● **WORK TO COMPLETE**
Carry none of the pictures over; write out the complete data exactly.

--- START DATA SECTION ---

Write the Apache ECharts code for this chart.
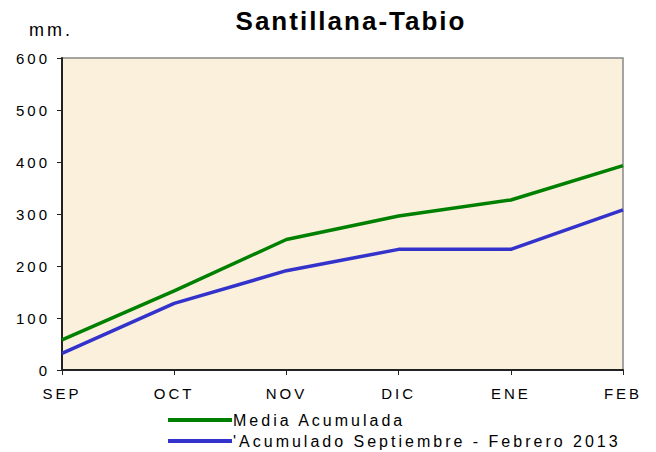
<!DOCTYPE html>
<html>
<head>
<meta charset="utf-8">
<script src="https://cdn.jsdelivr.net/npm/echarts@6/dist/echarts.min.js"></script>
<style>
  html, body { margin: 0; padding: 0; background: #fff; }
  #chart { width: 656px; height: 452px; }
  /* el original tiene las letras muy espaciadas */
  #chart text { letter-spacing: 3px; }
  #chart text[style*="bold"] { letter-spacing: 2px; }
</style>
</head>
<body>
<div id="chart"></div>
<script>
// meses y valores
const months = ['SEP', 'OCT', 'NOV', 'DIC', 'ENE', 'FEB'];
const mediaAcumulada = [58, 152, 251, 296, 327, 393];
const acumulado2013 = [32, 128, 191, 232, 232, 308];
const yTicks = [0, 100, 200, 300, 400, 500, 600];
const seriesNames = ['Media Acumulada', "'Acumulado Septiembre - Febrero 2013"];

const font = 'Liberation Sans, Arial, sans-serif';

let myChart = echarts.init(document.getElementById('chart'), null, { renderer: 'svg' });

function legendAt(name, top) {
  return {
    left: 163, top: top,
    itemWidth: 64, itemHeight: 4,
    icon: 'rect',
    selectedMode: false,
    textStyle: { fontSize: 16, color: '#000', fontFamily: font, padding: [0, 0, 0, -4] },
    data: [name]
  };
}

myChart.setOption({
  animation: false,
  textStyle: { fontFamily: font },
  title: [
    {
      text: 'Santillana-Tabio',
      left: 346, top: 3, textAlign: 'center',
      textStyle: { fontSize: 26, fontWeight: 'bold', color: '#000', fontFamily: font }
    },
    {
      text: 'mm.',
      left: 24, top: 16,
      textStyle: { fontSize: 18, fontWeight: 'normal', color: '#000', fontFamily: font }
    }
  ],
  grid: {
    left: 62, right: 33, top: 58, bottom: 82,
    show: true,
    backgroundColor: '#fbf0dc',
    borderColor: '#888',
    borderWidth: 1.5
  },
  legend: [legendAt(seriesNames[0], 407), legendAt(seriesNames[1], 428)],
  xAxis: {
    type: 'category',
    data: months,
    boundaryGap: false,
    axisLine: { lineStyle: { color: '#222', width: 2 } },
    axisTick: { length: 5, lineStyle: { color: '#222' } },
    axisLabel: { color: '#000', fontSize: 15, margin: 16 },
    splitLine: { show: false }
  },
  yAxis: {
    type: 'value',
    min: yTicks[0], max: yTicks[yTicks.length - 1], interval: 100,
    axisLine: { show: true, lineStyle: { color: '#222', width: 2 } },
    axisTick: { show: true, length: 5, lineStyle: { color: '#222' } },
    axisLabel: { color: '#000', fontSize: 15, margin: 12 },
    splitLine: { show: false }
  },
  series: [
    {
      name: seriesNames[0],
      type: 'line',
      data: mediaAcumulada,
      symbol: 'none',
      color: '#008000',
      lineStyle: { width: 3.5, color: '#008000' }
    },
    {
      name: seriesNames[1],
      type: 'line',
      data: acumulado2013,
      symbol: 'none',
      color: '#3333cc',
      lineStyle: { width: 3.5, color: '#3333cc' }
    }
  ]
});
</script>
</body>
</html>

--- END DATA SECTION ---

● **EXERCISE RESULT**
Write the Apache ECharts code for this chart.
<!DOCTYPE html>
<html>
<head>
<meta charset="utf-8">
<script src="https://cdn.jsdelivr.net/npm/echarts@6/dist/echarts.min.js"></script>
<style>
  html, body { margin: 0; padding: 0; background: #fff; }
  #chart { width: 656px; height: 452px; }
  /* el original tiene las letras muy espaciadas */
  #chart text { letter-spacing: 3px; }
  #chart text[style*="bold"] { letter-spacing: 2px; }
</style>
</head>
<body>
<div id="chart"></div>
<script>
// meses y valores
const months = ['SEP', 'OCT', 'NOV', 'DIC', 'ENE', 'FEB'];
const mediaAcumulada = [58, 152, 251, 296, 327, 393];
const acumulado2013 = [32, 128, 191, 232, 232, 308];
const yTicks = [0, 100, 200, 300, 400, 500, 600];
const seriesNames = ['Media Acumulada', "'Acumulado Septiembre - Febrero 2013"];

const font = 'Liberation Sans, Arial, sans-serif';

let myChart = echarts.init(document.getElementById('chart'), null, { renderer: 'svg' });

function legendAt(name, top) {
  return {
    left: 163, top: top,
    itemWidth: 64, itemHeight: 4,
    icon: 'rect',
    selectedMode: false,
    textStyle: { fontSize: 16, color: '#000', fontFamily: font, padding: [0, 0, 0, -4] },
    data: [name]
  };
}

myChart.setOption({
  animation: false,
  textStyle: { fontFamily: font },
  title: [
    {
      text: 'Santillana-Tabio',
      left: 346, top: 3, textAlign: 'center',
      textStyle: { fontSize: 26, fontWeight: 'bold', color: '#000', fontFamily: font }
    },
    {
      text: 'mm.',
      left: 24, top: 16,
      textStyle: { fontSize: 18, fontWeight: 'normal', color: '#000', fontFamily: font }
    }
  ],
  grid: {
    left: 62, right: 33, top: 58, bottom: 82,
    show: true,
    backgroundColor: '#fbf0dc',
    borderColor: '#888',
    borderWidth: 1.5
  },
  legend: [legendAt(seriesNames[0], 407), legendAt(seriesNames[1], 428)],
  xAxis: {
    type: 'category',
    data: months,
    boundaryGap: false,
    axisLine: { lineStyle: { color: '#222', width: 2 } },
    axisTick: { length: 5, lineStyle: { color: '#222' } },
    axisLabel: { color: '#000', fontSize: 15, margin: 16 },
    splitLine: { show: false }
  },
  yAxis: {
    type: 'value',
    min: yTicks[0], max: yTicks[yTicks.length - 1], interval: 100,
    axisLine: { show: true, lineStyle: { color: '#222', width: 2 } },
    axisTick: { show: true, length: 5, lineStyle: { color: '#222' } },
    axisLabel: { color: '#000', fontSize: 15, margin: 12 },
    splitLine: { show: false }
  },
  series: [
    {
      name: seriesNames[0],
      type: 'line',
      data: mediaAcumulada,
      symbol: 'none',
      color: '#008000',
      lineStyle: { width: 3.5, color: '#008000' }
    },
    {
      name: seriesNames[1],
      type: 'line',
      data: acumulado2013,
      symbol: 'none',
      color: '#3333cc',
      lineStyle: { width: 3.5, color: '#3333cc' }
    }
  ]
});
</script>
</body>
</html>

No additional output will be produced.